A WASTE MINIMIZATION STUDY OF A CHELATED COPPER COMPLEX IN WASTE-WATER - TREATABILITY AND PROCESS ANALYSIS

This study demonstrated an integrated waste minimization approach for the printed circuit board manufacturing shop of Lawrence Berkeley Laboratory (LBL). It included process waste assessment, process optimization and treatability analysis of the treatment system, and source reduction assessment. The results of a process waste assessment indicated that over 99.5% of the waste stream was rinsewater and less than 0.5% was characterized as hazardous waste. This finding led to a thorough source reduction assessment.

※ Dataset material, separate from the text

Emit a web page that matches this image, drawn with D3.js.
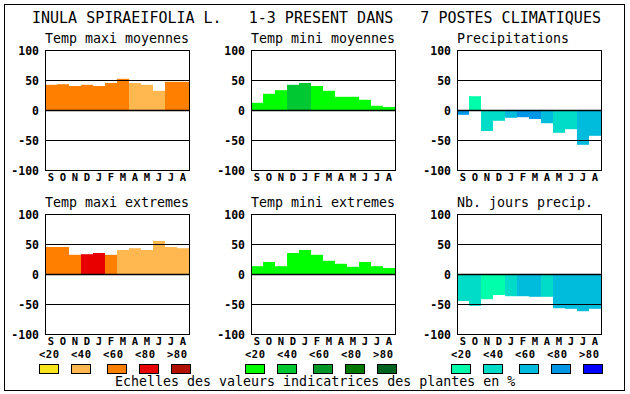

From the process and treatability analysis, it was found that an organic chelating ligand in the wastewater was causing a copper precipitation problem. The results of a series of bench and process experiments indicated that optimization of pH, chemical dosage, and addition of ferrous sulfate were needed to destabilize the complexed copper. The destabilization mechanism of Cu-EDTA with ferrous sulfate at pH 6-9 was discussed. Different separation/recycling technologies were also evaluated through the source reduction assessment. A closed-loop process was simulated and designed. Through the source reduction and treatment process optimization efforts, at least 90% reduction of total acid wastes and wastewater and more than 99% metal removal were achieved. A material life cycle analysis was also performed. The results indicated that a total quality control strategy is crucial to minimize wastes and reduce product rejection rate.